══ RECORD EXCERPTS

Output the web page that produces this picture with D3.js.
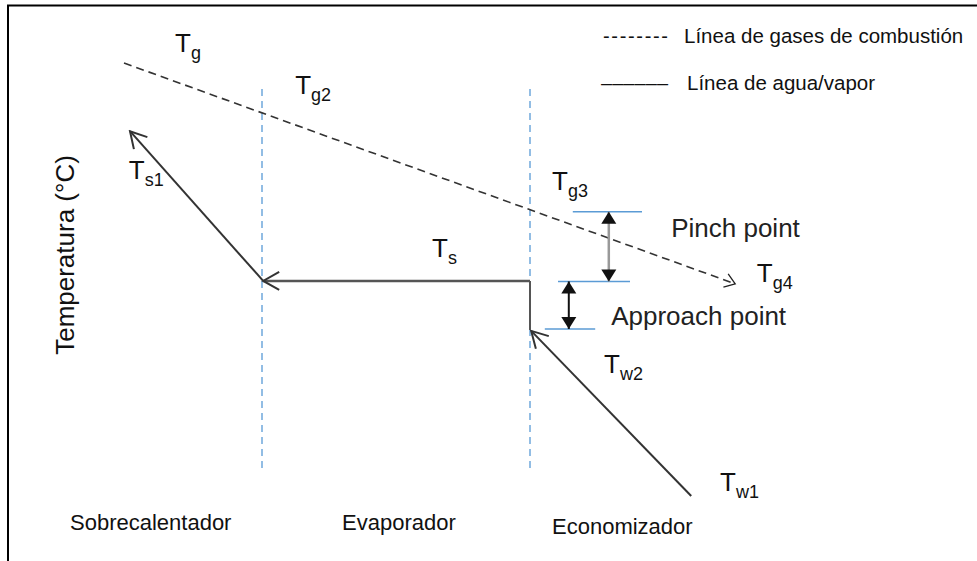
<!DOCTYPE html>
<html><head><meta charset="utf-8">
<script src="https://cdn.jsdelivr.net/npm/d3@7"></script>
<style>html,body{margin:0;padding:0;background:#fff;}svg{display:block;}</style>
</head><body>
<svg id="chart" width="977" height="561"></svg>
<script>
// ---- data (diagram units: x = position through HRSG 0..100, y = relative temperature 0..100)
const sectionNames = ["Sobrecalentador", "Evaporador", "Economizador"];
const sectionLabelX = [-3.75, 30.25, 56.5];
const sectionLabelY = [-2.1, -2.1, -2.9];
const sectionBounds = [20.25, 53.75];
const boundsYRange = [10, 89.8];
const gasLine = [{x: 3, y: 95.2}, {x: 79.4, y: 49.2}];
const economizerLine = [{x: 73.9, y: 5}, {x: 53.9, y: 39.4}];
const evapRise = [{x: 53.75, y: 39.6}, {x: 53.75, y: 49.8}];
const evapLine = [{x: 53.75, y: 49.8}, {x: 20.4, y: 49.8}];
const superLine = [{x: 20.4, y: 49.8}, {x: 3.75, y: 81.0}];
const pinchTop = 64.2, pinchBottom = 49.7, approachBottom = 39.8;
const pinchX = 63.6, approachX = 58.6;
const refLines = [
  {y: 64.2, x0: 59.1, x1: 67.75},
  {y: 49.7, x0: 57.25, x1: 66.25},
  {y: 39.8, x0: 55.6, x1: 61.9}
];
const tLabels = [
  {sub: "g",  x: 9.375, y: 97.5},
  {sub: "g2", x: 24.4,  y: 88.75},
  {sub: "s1", x: 3.6,   y: 71.0},
  {sub: "s",  x: 41.5,  y: 54.8},
  {sub: "g3", x: 56.5,  y: 68.75},
  {sub: "g4", x: 82.1,  y: 49.6},
  {sub: "w2", x: 63,    y: 30.6},
  {sub: "w1", x: 77.5,  y: 6.0}
];
const noteLabels = [
  {text: "Pinch point", x: 71.4, y: 59.0},
  {text: "Approach point", x: 63.9, y: 40.6}
];
const legendItems = [
  {sym: "--------", text: "Línea de gases de combustión"},
  {sym: "––––––", text: "Línea de agua/vapor"}
];
const yTitle = "Temperatura (°C)";

// ---- drawing
const svg = d3.select("#chart");
const FONT = "'Liberation Sans', Arial, Helvetica, sans-serif";
const x = d3.scaleLinear().domain([0, 100]).range([100, 900]);
const y = d3.scaleLinear().domain([0, 100]).range([520, 40]);
const line = d3.line().x(d => x(d.x)).y(d => y(d.y));

const defs = svg.append("defs");
function openMarker(id, len, hw, color, sw) {
  defs.append("marker").attr("id", id).attr("markerUnits", "userSpaceOnUse")
    .attr("viewBox", `${-len-2} ${-hw-2} ${len+4} ${2*hw+4}`)
    .attr("refX", 0).attr("refY", 0)
    .attr("markerWidth", len+4).attr("markerHeight", 2*hw+4)
    .attr("orient", "auto")
    .append("path").attr("d", `M${-len},${-hw}L0,0L${-len},${hw}`)
    .attr("fill", "none").attr("stroke", color).attr("stroke-width", sw);
}
function filledMarker(id, len, hw, color) {
  defs.append("marker").attr("id", id).attr("markerUnits", "userSpaceOnUse")
    .attr("viewBox", `${-len-1} ${-hw-1} ${len+2} ${2*hw+2}`)
    .attr("refX", 0).attr("refY", 0)
    .attr("markerWidth", len+2).attr("markerHeight", 2*hw+2)
    .attr("orient", "auto-start-reverse")
    .append("path").attr("d", `M${-len},${-hw}L0,0L${-len},${hw}Z`)
    .attr("fill", color);
}
openMarker("openW", 16, 9, "#333", 2);
openMarker("openG", 10, 7, "#222", 1.3);
filledMarker("tri", 12, 7.5, "#111");

// frame (top and left)
svg.append("line").attr("x1", 7).attr("x2", 977).attr("y1", 5.5).attr("y2", 5.5)
  .attr("stroke", "#000").attr("stroke-width", 2);
svg.append("line").attr("x1", 8).attr("x2", 8).attr("y1", 5).attr("y2", 561)
  .attr("stroke", "#000").attr("stroke-width", 2);

// section separators
svg.selectAll(".sep").data(sectionBounds).enter().append("line")
  .attr("x1", d => x(d)).attr("x2", d => x(d))
  .attr("y1", y(boundsYRange[1])).attr("y2", y(boundsYRange[0]))
  .attr("stroke", "#6fa8dc").attr("stroke-width", 1.5).attr("stroke-dasharray", "7,5");

// reference (blue) lines
svg.selectAll(".ref").data(refLines).enter().append("line")
  .attr("x1", d => x(d.x0)).attr("x2", d => x(d.x1))
  .attr("y1", d => y(d.y)).attr("y2", d => y(d.y))
  .attr("stroke", "#5b9bd5").attr("stroke-width", 1.5);

// gas line
svg.append("path").datum(gasLine).attr("d", line)
  .attr("fill", "none").attr("stroke", "#333").attr("stroke-width", 1.6)
  .attr("stroke-dasharray", "8,5").attr("marker-end", "url(#openG)");

// water / steam lines
svg.append("path").datum(economizerLine).attr("d", line)
  .attr("fill", "none").attr("stroke", "#333").attr("stroke-width", 2).attr("marker-end", "url(#openW)");
svg.append("path").datum(evapRise).attr("d", line)
  .attr("fill", "none").attr("stroke", "#555").attr("stroke-width", 2);
svg.append("path").datum(evapLine).attr("d", line)
  .attr("fill", "none").attr("stroke", "#555").attr("stroke-width", 2.6).attr("marker-end", "url(#openW)");
svg.append("path").datum(superLine).attr("d", line)
  .attr("fill", "none").attr("stroke", "#333").attr("stroke-width", 2).attr("marker-end", "url(#openW)");

// pinch & approach double arrows
svg.append("line").attr("x1", x(pinchX)).attr("x2", x(pinchX))
  .attr("y1", y(pinchTop)).attr("y2", y(pinchBottom))
  .attr("stroke", "#999").attr("stroke-width", 2.5)
  .attr("marker-start", "url(#tri)").attr("marker-end", "url(#tri)");
svg.append("line").attr("x1", x(approachX)).attr("x2", x(approachX))
  .attr("y1", y(pinchBottom)).attr("y2", y(approachBottom))
  .attr("stroke", "#111").attr("stroke-width", 2)
  .attr("marker-start", "url(#tri)").attr("marker-end", "url(#tri)");

// T labels
const tl = svg.selectAll(".tl").data(tLabels).enter().append("text")
  .attr("x", d => x(d.x)).attr("y", d => y(d.y))
  .attr("font-family", FONT).attr("font-size", 26).attr("fill", "#111");
tl.append("tspan").text("T");
tl.append("tspan").attr("dy", 7).attr("font-size", 18).text(d => d.sub);

// notes
svg.selectAll(".note").data(noteLabels).enter().append("text")
  .attr("x", d => x(d.x)).attr("y", d => y(d.y))
  .attr("font-family", FONT).attr("font-size", 26).attr("fill", "#222")
  .text(d => d.text);

// section labels
svg.selectAll(".sec").data(sectionNames).enter().append("text")
  .attr("x", (d, i) => x(sectionLabelX[i])).attr("y", (d, i) => y(sectionLabelY[i]))
  .attr("font-family", FONT).attr("font-size", 22).attr("fill", "#111")
  .text(d => d);

// y title
svg.append("text").attr("transform", "translate(74,255) rotate(-90)")
  .attr("text-anchor", "middle").attr("font-family", FONT).attr("font-size", 26)
  .attr("fill", "#111").text(yTitle);

// legend
const lg = svg.selectAll(".lg").data(legendItems).enter().append("g")
  .attr("transform", (d, i) => `translate(0,${i === 0 ? 43 : 90})`);
lg.append("text").attr("x", (d, i) => i === 0 ? 603 : 601).attr("y", 0)
  .attr("font-family", FONT).attr("font-size", 20).attr("fill", "#111")
  .attr("textLength", (d, i) => i === 0 ? 65 : 67).attr("lengthAdjust", "spacing")
  .text(d => d.sym);
lg.append("text").attr("x", (d, i) => i === 0 ? 684 : 687).attr("y", 0)
  .attr("font-family", FONT).attr("font-size", 20.5).attr("fill", "#111")
  .text(d => d.text);
</script>
</body></html>
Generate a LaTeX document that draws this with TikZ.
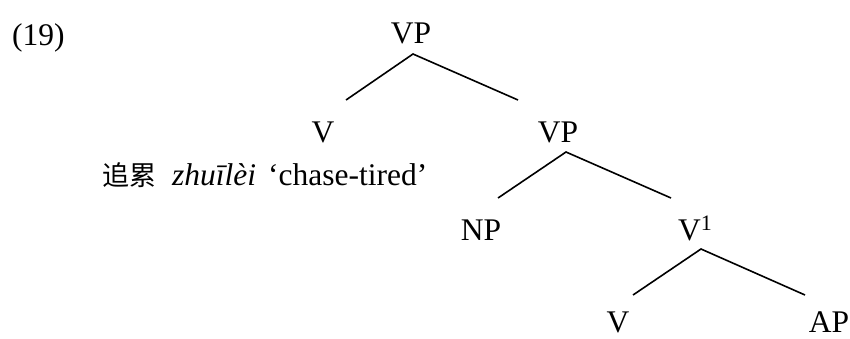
\documentclass[tikz,border=0pt]{standalone}
\usepackage{fontspec}
\setmainfont{Liberation Serif}
\newfontfamily\cjk{Noto Sans CJK SC}
\begin{document}
\begin{tikzpicture}[x=1pt,y=-1pt,
  lab/.style={inner sep=0pt,anchor=base,font=\fontsize{31.5}{36}\selectfont},
  branch/.style={line width=1.6pt}]
\useasboundingbox (0,0) rectangle (850,338);
\node[lab,anchor=base west] (ex) at (12,45) {(19)};
\node[lab] (vp1) at (411,43) {VP};
\node[lab] (v1) at (323,142) {V};
\node[lab] (vp2) at (558,142) {VP};
\node[lab,anchor=base west] (gloss) at (102,185) {{\cjk\fontsize{27}{30}\selectfont 追累}\hspace{16pt}\textit{zhuīlèi}\hspace{12pt}‘chase-tired’};
\node[lab] (np) at (481,240) {NP};
\node[lab,anchor=base west] (vbar) at (678,240) {V\textsuperscript{1}};
\node[lab] (v2) at (618,332) {V};
\node[lab] (ap) at (829,332) {AP};
\coordinate (a1) at (413,54);
\coordinate (l1) at (346,100);
\coordinate (r1) at (518,100);
\coordinate (a2) at (566,152);
\coordinate (l2) at (498,198);
\coordinate (r2) at (671,198);
\coordinate (a3) at (701,249);
\coordinate (l3) at (633,295);
\coordinate (r3) at (805,295);
\draw[branch] (l1) -- (a1) -- (r1);
\draw[branch] (l2) -- (a2) -- (r2);
\draw[branch] (l3) -- (a3) -- (r3);
\end{tikzpicture}
\end{document}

════

GIVEN REQUEST >> Work out the count of lines containing the word "with", then write only that count.

RESULT BELOW >> 2